Wealth DistributionThe richest 1% will control more than half of the world’s wealth by next year, a new report concludes.

The study by Oxfam, a charity fighting poverty worldwide, said that global wealth is increasingly being concentrated on the small, wealthy elite.

The research paper titled “Wealth: Having it All and Wanting More”said that last year the richest 1% owned 48% of the global wealth, leaving just 52% to be shared between the world’s remaining 3.5 billion of people.  If this trend continues, the richest 1% will have more wealth than everyone else by 2016, the report said.

Combined, the 80 people with the most wealth in the world have $1.9 trillion, according to the report, up significantly since 2010. That’s the same amount wealth as the entire bottom half of the world’s income range.

The gap between the ultra rich and everyone else also is widening. In 2010, it took 388 billionaires to equal the wealth of the lower half of the world’s population. That’s nearly five times as many as today’s 80.

The current level of economic inequality in the world is stronger than it has been in some time, the report noted. One in nine people do not have enough to eat and more than a billion people still live on under $1.25 a day, Oxfam said.

Oxfam Executive Director Winnie Byanyima called the inequality “simply staggering,’’ asking “do we really want to live in a world where the one percent own more than the rest of us combined?’’

According to the billionaires list by Forbes magazine, of the 1,645 billionaires, 30% are U.S. citizens. One-third of them started from a position of wealth and nearly all are male and more than 50 years old.
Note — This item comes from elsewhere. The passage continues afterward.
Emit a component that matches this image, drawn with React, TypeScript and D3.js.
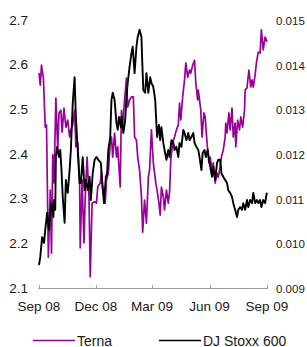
import React from "react";
import * as d3 from "d3";

// days since 1 Sep 2008, share price / index ratio
const startDate = new Date(2008, 8, 1);

const ternaSeries: [number, number][] = [
  [0, 2.581], [2, 2.554], [4, 2.599], [7, 2.57], [10, 2.46], [12, 2.465], [15, 2.169], [18, 2.319],
  [20, 2.178], [22, 2.398], [24, 2.335], [27, 2.525], [30, 2.409], [32, 2.492], [35, 2.498], [37, 2.449],
  [40, 2.503], [43, 2.46], [46, 2.476], [49, 2.438], [51, 2.454], [54, 2.465], [57, 2.498], [59, 2.416],
  [62, 2.425], [65, 2.335], [66, 2.19], [69, 2.342], [72, 2.201], [74, 2.304], [77, 2.393], [80, 2.304],
  [82, 2.125], [85, 2.29], [89, 2.293], [92, 2.29], [94, 2.326], [98, 2.335], [100, 2.36], [102, 2.319],
  [106, 2.29], [108, 2.342], [111, 2.357], [114, 2.425], [116, 2.438], [118, 2.393], [121, 2.447], [124, 2.393],
  [126, 2.416], [130, 2.326], [132, 2.498], [134, 2.465], [137, 2.521], [140, 2.57], [142, 2.505], [145, 2.521],
  [148, 2.528], [151, 2.528], [153, 2.438], [156, 2.431], [158, 2.393], [161, 2.364], [164, 2.304], [166, 2.225],
  [169, 2.297], [172, 2.245], [175, 2.348], [177, 2.364], [180, 2.454], [183, 2.38], [187, 2.335], [189, 2.319],
  [192, 2.29], [194, 2.263], [196, 2.326], [199, 2.304], [201, 2.275], [204, 2.319], [207, 2.29], [209, 2.315],
  [211, 2.387], [214, 2.425], [217, 2.438], [220, 2.454], [223, 2.465], [225, 2.514], [227, 2.476], [230, 2.528],
  [233, 2.566], [235, 2.604], [238, 2.572], [241, 2.588], [243, 2.581], [246, 2.599], [249, 2.61], [251, 2.559],
  [254, 2.521], [255, 2.543], [259, 2.498], [261, 2.438], [264, 2.492], [266, 2.483], [269, 2.425], [272, 2.38],
  [274, 2.393], [277, 2.364], [279, 2.38], [282, 2.335], [285, 2.357], [287, 2.348], [290, 2.371], [292, 2.393],
  [295, 2.409], [298, 2.438], [299, 2.469], [301, 2.447], [304, 2.492], [306, 2.454], [309, 2.503], [311, 2.438],
  [314, 2.469], [315, 2.416], [318, 2.476], [321, 2.454], [323, 2.483], [326, 2.46], [329, 2.498], [330, 2.543],
  [333, 2.548], [336, 2.588], [339, 2.55], [341, 2.566], [343, 2.55], [346, 2.577], [348, 2.604], [351, 2.628],
  [354, 2.626], [356, 2.678], [359, 2.633], [362, 2.662], [365, 2.651],
];

const stoxxSeries: [number, number][] = [
  [0, 0.00951], [2, 0.00969], [5, 0.01014], [8, 0.01001], [10, 0.0103], [13, 0.01068], [16, 0.0103], [18, 0.01068],
  [20, 0.0109], [23, 0.01059], [24, 0.01097], [26, 0.01075], [27, 0.01193], [29, 0.01216], [32, 0.01193], [34, 0.01209],
  [36, 0.01164], [38, 0.01104], [41, 0.01046], [43, 0.01142], [46, 0.01113], [49, 0.01164], [51, 0.01209], [54, 0.01314],
  [57, 0.01372], [59, 0.01283], [62, 0.01209], [65, 0.01135], [67, 0.01135], [70, 0.01193], [73, 0.01119], [75, 0.01142],
  [78, 0.01119], [81, 0.01149], [83, 0.01097], [86, 0.01157], [89, 0.01187], [92, 0.01193], [95, 0.01187], [99, 0.0118],
  [101, 0.01142], [104, 0.0109], [107, 0.01149], [109, 0.01157], [111, 0.01209], [114, 0.01238], [116, 0.01321], [118, 0.01337],
  [121, 0.01321], [124, 0.01269], [126, 0.01254], [128, 0.01283], [131, 0.0126], [132, 0.01283], [135, 0.01247], [138, 0.01276],
  [140, 0.01328], [142, 0.01359], [145, 0.01395], [148, 0.01426], [150, 0.0144], [153, 0.01381], [156, 0.0144], [158, 0.01462],
  [161, 0.01478], [164, 0.01462], [165, 0.01417], [167, 0.01343], [170, 0.01337], [172, 0.01381], [175, 0.01337], [178, 0.01372],
  [180, 0.01359], [183, 0.0135], [186, 0.01321], [189, 0.01238], [192, 0.01265], [194, 0.01231], [196, 0.0126], [199, 0.01225],
  [201, 0.01209], [204, 0.01187], [207, 0.01209], [209, 0.01193], [212, 0.01231], [215, 0.01225], [217, 0.01209], [220, 0.01216],
  [223, 0.01193], [225, 0.01225], [228, 0.01216], [231, 0.01254], [233, 0.01247], [236, 0.01231], [239, 0.01247], [241, 0.01231],
  [244, 0.01238], [247, 0.01247], [249, 0.01225], [252, 0.01216], [255, 0.01209], [257, 0.01193], [260, 0.01164], [262, 0.01202],
  [265, 0.01209], [267, 0.01193], [270, 0.01209], [273, 0.0118], [277, 0.01149], [279, 0.01171], [282, 0.01142], [285, 0.0118],
  [287, 0.01187], [290, 0.01187], [292, 0.01157], [295, 0.01149], [298, 0.01142], [301, 0.01135], [303, 0.01119], [306, 0.01113],
  [309, 0.01104], [311, 0.0109], [314, 0.01075], [317, 0.01059], [319, 0.01075], [322, 0.01081], [325, 0.01075], [327, 0.0109],
  [330, 0.01075], [333, 0.01097], [335, 0.01081], [338, 0.01097], [341, 0.0109], [343, 0.01113], [346, 0.0109], [349, 0.01097],
  [351, 0.0109], [354, 0.01097], [356, 0.01081], [359, 0.01097], [362, 0.0109], [364, 0.01108], [365, 0.01113],
];

const leftTicks = [2.1, 2.2, 2.3, 2.4, 2.5, 2.6, 2.7];
const rightTicks = [0.009, 0.01, 0.011, 0.012, 0.013, 0.014, 0.015];
const xTickLabels = ["Sep 08", "Dec 08", "Mar 09", "Jun 09", "Sep 09"];
const xTickDates = [new Date(2008, 8, 1), new Date(2008, 11, 1), new Date(2009, 2, 1), new Date(2009, 5, 1), new Date(2009, 8, 1)];

const W = 307;
const H = 347;
const TERNA = "#990099";
const FONT = "'Liberation Sans', Arial, sans-serif";

export default function App() {
  const x = d3.scaleTime().domain([startDate, new Date(2009, 8, 1)]).range([39, 267]);
  const yL = d3.scaleLinear().domain([2.1, 2.7]).range([288, 20]);
  const yR = d3.scaleLinear().domain([0.009, 0.015]).range([288, 20]);

  const day = (d: number) => d3.timeDay.offset(startDate, d);

  const ternaLine = d3.line<[number, number]>()
    .x((d) => x(day(d[0])))
    .y((d) => yL(d[1]));
  const stoxxLine = d3.line<[number, number]>()
    .x((d) => x(day(d[0])))
    .y((d) => yR(d[1]));

  const fmtL = d3.format(".1f");
  const fmtR = d3.format(".3f");

  return (
    <svg width={W} height={H} style={{ position: "absolute", left: 0, top: 0, background: "#fff" }} fontFamily={FONT}>
      {/* category axis */}
      <line x1={38.5} x2={267.5} y1={288.5} y2={288.5} stroke="#9a9a9a" strokeWidth={1} />
      {xTickDates.map((d, i) => (
        <line key={"t" + i} x1={Math.round(x(d)) + 0.5} x2={Math.round(x(d)) + 0.5} y1={285} y2={289} stroke="#9a9a9a" />
      ))}
      {xTickDates.map((d, i) => (
        <text key={"xl" + i} x={x(d)} y={311} textAnchor="middle" fontSize={13.5} fill="#1a1a1a">
          {xTickLabels[i]}
        </text>
      ))}

      {leftTicks.map((t) => (
        <text key={"l" + t} x={28} y={yL(t)} dy="0.35em" textAnchor="end" fontSize={13.5} fill="#1a1a1a">
          {fmtL(t)}
        </text>
      ))}
      {rightTicks.map((t) => (
        <text key={"r" + t} x={276} y={yR(t) + 1} dy="0.35em" textAnchor="start" fontSize={11.5} fill="#1a1a1a">
          {fmtR(t)}
        </text>
      ))}

      <path d={ternaLine(ternaSeries) || ""} fill="none" stroke={TERNA} strokeWidth={1.7} strokeLinejoin="round" />
      <path d={stoxxLine(stoxxSeries) || ""} fill="none" stroke="#000" strokeWidth={1.9} strokeLinejoin="round" />

      {/* legend */}
      <line x1={33} x2={75} y1={340.5} y2={340.5} stroke={TERNA} strokeWidth={1.5} />
      <text x={77} y={345.5} fontSize={14} fill="#1a1a1a">Terna</text>
      <line x1={159} x2={201} y1={340.5} y2={340.5} stroke="#000" strokeWidth={1.5} />
      <text x={203} y={345.5} fontSize={14} fill="#1a1a1a">DJ Stoxx 600</text>
    </svg>
  );
}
Twenty percent of the billionaires mentioned having interests related to the financial and insurance sectors, the commonly cited sources of wealth for billionaires on Forbes’list. Billionaires in healthcare or pharmaceuticals saw the biggest windfalls in the past year, with their net worth jumping 47%.

Oxfam officials referenced the report in advance of the annual World Economic Forum Meeting Jan. 21-24 in Davos, Switzerland.

Byanyima warned that the explosion in inequality is holding back the fight against global poverty and called for urgent action to stem the trend, starting with a crackdown on corporate tax dodging and progress toward a global deal on climate change.